### WHAT IS NEEDED
Would you transcribe the listing that follows, character for character, and omit its images?

↓↓↓

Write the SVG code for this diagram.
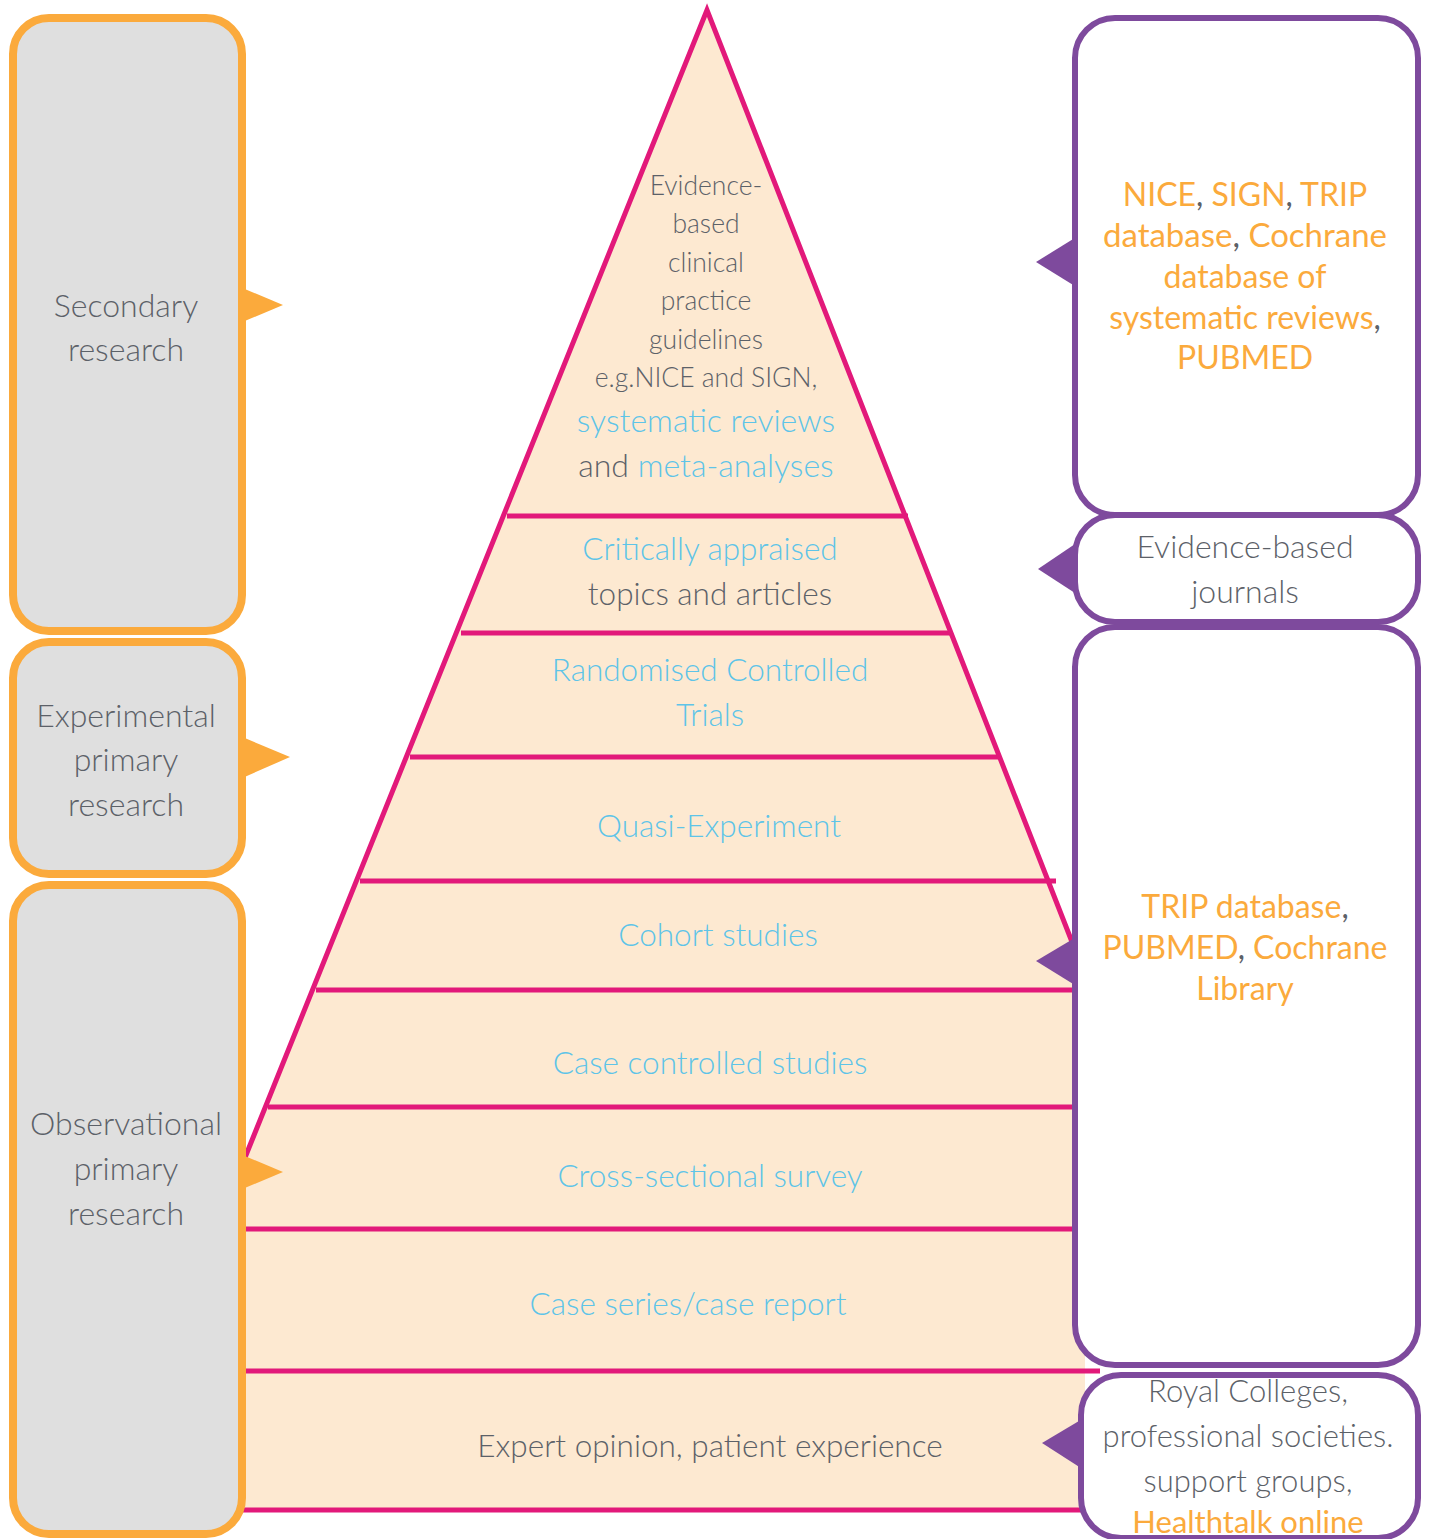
<svg xmlns="http://www.w3.org/2000/svg" width="1429" height="1539" viewBox="0 0 1429 1539">
<style>
.t{font-family:Lato,"Open Sans","Liberation Sans",sans-serif;font-weight:300;text-anchor:middle;fill:#5c6168}
.b{fill:#5ec4e8}
.o{fill:#fbaa3c;font-weight:400}
.band{stroke:#e2197a;stroke-width:5;fill:none}
.lbox{fill:#dfdfdf;stroke:#fbaa3c;stroke-width:8}
.rbox{fill:#fff;stroke:#7e4a9d;stroke-width:6}
.ltri{fill:#fbaa3c}
.rtri{fill:#7e4a9d}
</style>
<g id="pyramid">
<polygon points="707,10 1072,942 1085,942 1085,1510 245,1510 245,1157" fill="#fde9d1"/>
<g class="band">
<line x1="507" y1="516" x2="908" y2="516"/>
<line x1="461" y1="633" x2="952" y2="633"/>
<line x1="410" y1="757" x2="1001" y2="757"/>
<line x1="360" y1="881" x2="1056" y2="881"/>
<line x1="316" y1="990" x2="1074" y2="990"/>
<line x1="268" y1="1107" x2="1074" y2="1107"/>
<line x1="240" y1="1229" x2="1074" y2="1229"/>
<line x1="240" y1="1371" x2="1100" y2="1371"/>
<line x1="240" y1="1510" x2="1082" y2="1510"/>
<polyline points="240,1170 707,10 1074,947" stroke-linejoin="miter" stroke-miterlimit="20"/>
</g>
</g>
<g id="level-guidelines">
<text class="t" font-size="26.5" x="706" y="195">Evidence-</text>
<text class="t" font-size="26.5" x="706" y="233">based</text>
<text class="t" font-size="26.5" x="706" y="272">clinical</text>
<text class="t" font-size="26.5" x="706" y="310">practice</text>
<text class="t" font-size="26.5" x="706" y="349">guidelines</text>
<text class="t" font-size="26.5" x="706" y="387">e.g.NICE and SIGN,</text>
<text class="t b" font-size="32" x="706" y="432">systematic reviews</text>
<text class="t" font-size="32" x="706" y="477">and <tspan class="b">meta-analyses</tspan></text>
</g>
<g id="level-cat">
<text class="t b" font-size="31.5" x="710" y="560">Critically appraised</text>
<text class="t" font-size="31.5" x="710" y="605">topics and articles</text>
</g>
<g id="level-rct">
<text class="t b" font-size="31.5" x="710" y="681">Randomised Controlled</text>
<text class="t b" font-size="31.5" x="710" y="726">Trials</text>
</g>
<g id="level-quasi"><text class="t b" font-size="31.5" x="719" y="837">Quasi-Experiment</text></g>
<g id="level-cohort"><text class="t b" font-size="31.5" x="718" y="946">Cohort studies</text></g>
<g id="level-casecontrol"><text class="t b" font-size="31.5" x="710" y="1074">Case controlled studies</text></g>
<g id="level-crosssectional"><text class="t b" font-size="31.5" x="710" y="1187">Cross-sectional survey</text></g>
<g id="level-caseseries"><text class="t b" font-size="31.5" x="688" y="1315">Case series/case report</text></g>
<g id="level-expert"><text class="t" font-size="31.5" x="710" y="1457">Expert opinion, patient experience</text></g>

<g id="box-secondary">
<rect class="lbox" x="13" y="18" width="229" height="613" rx="36"/>
<text class="t" font-size="32" x="126" y="317">Secondary</text>
<text class="t" font-size="32" x="126" y="361">research</text>
</g>
<g id="box-experimental">
<rect class="lbox" x="13" y="642" width="229" height="232" rx="36"/>
<text class="t" font-size="32" x="126" y="727">Experimental</text>
<text class="t" font-size="32" x="126" y="771">primary</text>
<text class="t" font-size="32" x="126" y="816">research</text>
</g>
<g id="box-observational">
<rect class="lbox" x="13" y="885" width="229" height="649" rx="36"/>
<text class="t" font-size="32" x="126" y="1135">Observational</text>
<text class="t" font-size="32" x="126" y="1180">primary</text>
<text class="t" font-size="32" x="126" y="1225">research</text>
</g>

<g id="box-databases">
<rect class="rbox" x="1075" y="18" width="343" height="497" rx="40"/>
<text class="t o" font-size="32" x="1245" y="206">NICE<tspan fill="#5c6168">,</tspan> SIGN<tspan fill="#5c6168">,</tspan> TRIP</text>
<text class="t o" font-size="33" x="1245" y="247">database<tspan fill="#5c6168">,</tspan> Cochrane</text>
<text class="t o" font-size="32" x="1245" y="288">database of</text>
<text class="t o" font-size="32" x="1245" y="329">systematic reviews<tspan fill="#5c6168">,</tspan></text>
<text class="t o" font-size="32" x="1245" y="369">PUBMED</text>
</g>
<g id="box-journals">
<rect class="rbox" x="1075" y="515" width="343" height="107" rx="40"/>
<text class="t" font-size="32" x="1245" y="558">Evidence-based</text>
<text class="t" font-size="32" x="1245" y="603">journals</text>
</g>
<g id="box-primary-db">
<rect class="rbox" x="1075" y="627" width="343" height="738" rx="40"/>
<text class="t o" font-size="32" x="1245" y="918">TRIP database<tspan fill="#5c6168">,</tspan></text>
<text class="t o" font-size="32" x="1245" y="959">PUBMED<tspan fill="#5c6168">,</tspan> Cochrane</text>
<text class="t o" font-size="32" x="1245" y="1000">Library</text>
</g>
<g id="box-colleges">
<rect class="rbox" x="1081" y="1375" width="337" height="163" rx="40"/>
<text class="t" font-size="31" x="1248" y="1402">Royal Colleges,</text>
<text class="t" font-size="31" x="1248" y="1447">professional societies.</text>
<text class="t" font-size="31" x="1248" y="1492">support groups,</text>
<text class="t o" font-size="31" x="1248" y="1533">Healthtalk online</text>
</g>

<g id="connectors">
<polygon class="ltri" points="240,287 283,305 240,323"/>
<polygon class="ltri" points="240,736 290,757 240,779"/>
<polygon class="ltri" points="240,1154 283,1172 240,1190"/>
<polygon class="rtri" points="1078,236 1036,262 1078,288"/>
<polygon class="rtri" points="1078,542 1038,569 1078,595"/>
<polygon class="rtri" points="1078,936 1036,961 1078,987"/>
<polygon class="rtri" points="1084,1418 1042,1443 1084,1470"/>
</g>
</svg>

↑↑↑

### WRITTEN RESPONSE
Write the SVG code for this diagram.
<svg xmlns="http://www.w3.org/2000/svg" width="1429" height="1539" viewBox="0 0 1429 1539">
<style>
.t{font-family:Lato,"Open Sans","Liberation Sans",sans-serif;font-weight:300;text-anchor:middle;fill:#5c6168}
.b{fill:#5ec4e8}
.o{fill:#fbaa3c;font-weight:400}
.band{stroke:#e2197a;stroke-width:5;fill:none}
.lbox{fill:#dfdfdf;stroke:#fbaa3c;stroke-width:8}
.rbox{fill:#fff;stroke:#7e4a9d;stroke-width:6}
.ltri{fill:#fbaa3c}
.rtri{fill:#7e4a9d}
</style>
<g id="pyramid">
<polygon points="707,10 1072,942 1085,942 1085,1510 245,1510 245,1157" fill="#fde9d1"/>
<g class="band">
<line x1="507" y1="516" x2="908" y2="516"/>
<line x1="461" y1="633" x2="952" y2="633"/>
<line x1="410" y1="757" x2="1001" y2="757"/>
<line x1="360" y1="881" x2="1056" y2="881"/>
<line x1="316" y1="990" x2="1074" y2="990"/>
<line x1="268" y1="1107" x2="1074" y2="1107"/>
<line x1="240" y1="1229" x2="1074" y2="1229"/>
<line x1="240" y1="1371" x2="1100" y2="1371"/>
<line x1="240" y1="1510" x2="1082" y2="1510"/>
<polyline points="240,1170 707,10 1074,947" stroke-linejoin="miter" stroke-miterlimit="20"/>
</g>
</g>
<g id="level-guidelines">
<text class="t" font-size="26.5" x="706" y="195">Evidence-</text>
<text class="t" font-size="26.5" x="706" y="233">based</text>
<text class="t" font-size="26.5" x="706" y="272">clinical</text>
<text class="t" font-size="26.5" x="706" y="310">practice</text>
<text class="t" font-size="26.5" x="706" y="349">guidelines</text>
<text class="t" font-size="26.5" x="706" y="387">e.g.NICE and SIGN,</text>
<text class="t b" font-size="32" x="706" y="432">systematic reviews</text>
<text class="t" font-size="32" x="706" y="477">and <tspan class="b">meta-analyses</tspan></text>
</g>
<g id="level-cat">
<text class="t b" font-size="31.5" x="710" y="560">Critically appraised</text>
<text class="t" font-size="31.5" x="710" y="605">topics and articles</text>
</g>
<g id="level-rct">
<text class="t b" font-size="31.5" x="710" y="681">Randomised Controlled</text>
<text class="t b" font-size="31.5" x="710" y="726">Trials</text>
</g>
<g id="level-quasi"><text class="t b" font-size="31.5" x="719" y="837">Quasi-Experiment</text></g>
<g id="level-cohort"><text class="t b" font-size="31.5" x="718" y="946">Cohort studies</text></g>
<g id="level-casecontrol"><text class="t b" font-size="31.5" x="710" y="1074">Case controlled studies</text></g>
<g id="level-crosssectional"><text class="t b" font-size="31.5" x="710" y="1187">Cross-sectional survey</text></g>
<g id="level-caseseries"><text class="t b" font-size="31.5" x="688" y="1315">Case series/case report</text></g>
<g id="level-expert"><text class="t" font-size="31.5" x="710" y="1457">Expert opinion, patient experience</text></g>

<g id="box-secondary">
<rect class="lbox" x="13" y="18" width="229" height="613" rx="36"/>
<text class="t" font-size="32" x="126" y="317">Secondary</text>
<text class="t" font-size="32" x="126" y="361">research</text>
</g>
<g id="box-experimental">
<rect class="lbox" x="13" y="642" width="229" height="232" rx="36"/>
<text class="t" font-size="32" x="126" y="727">Experimental</text>
<text class="t" font-size="32" x="126" y="771">primary</text>
<text class="t" font-size="32" x="126" y="816">research</text>
</g>
<g id="box-observational">
<rect class="lbox" x="13" y="885" width="229" height="649" rx="36"/>
<text class="t" font-size="32" x="126" y="1135">Observational</text>
<text class="t" font-size="32" x="126" y="1180">primary</text>
<text class="t" font-size="32" x="126" y="1225">research</text>
</g>

<g id="box-databases">
<rect class="rbox" x="1075" y="18" width="343" height="497" rx="40"/>
<text class="t o" font-size="32" x="1245" y="206">NICE<tspan fill="#5c6168">,</tspan> SIGN<tspan fill="#5c6168">,</tspan> TRIP</text>
<text class="t o" font-size="33" x="1245" y="247">database<tspan fill="#5c6168">,</tspan> Cochrane</text>
<text class="t o" font-size="32" x="1245" y="288">database of</text>
<text class="t o" font-size="32" x="1245" y="329">systematic reviews<tspan fill="#5c6168">,</tspan></text>
<text class="t o" font-size="32" x="1245" y="369">PUBMED</text>
</g>
<g id="box-journals">
<rect class="rbox" x="1075" y="515" width="343" height="107" rx="40"/>
<text class="t" font-size="32" x="1245" y="558">Evidence-based</text>
<text class="t" font-size="32" x="1245" y="603">journals</text>
</g>
<g id="box-primary-db">
<rect class="rbox" x="1075" y="627" width="343" height="738" rx="40"/>
<text class="t o" font-size="32" x="1245" y="918">TRIP database<tspan fill="#5c6168">,</tspan></text>
<text class="t o" font-size="32" x="1245" y="959">PUBMED<tspan fill="#5c6168">,</tspan> Cochrane</text>
<text class="t o" font-size="32" x="1245" y="1000">Library</text>
</g>
<g id="box-colleges">
<rect class="rbox" x="1081" y="1375" width="337" height="163" rx="40"/>
<text class="t" font-size="31" x="1248" y="1402">Royal Colleges,</text>
<text class="t" font-size="31" x="1248" y="1447">professional societies.</text>
<text class="t" font-size="31" x="1248" y="1492">support groups,</text>
<text class="t o" font-size="31" x="1248" y="1533">Healthtalk online</text>
</g>

<g id="connectors">
<polygon class="ltri" points="240,287 283,305 240,323"/>
<polygon class="ltri" points="240,736 290,757 240,779"/>
<polygon class="ltri" points="240,1154 283,1172 240,1190"/>
<polygon class="rtri" points="1078,236 1036,262 1078,288"/>
<polygon class="rtri" points="1078,542 1038,569 1078,595"/>
<polygon class="rtri" points="1078,936 1036,961 1078,987"/>
<polygon class="rtri" points="1084,1418 1042,1443 1084,1470"/>
</g>
</svg>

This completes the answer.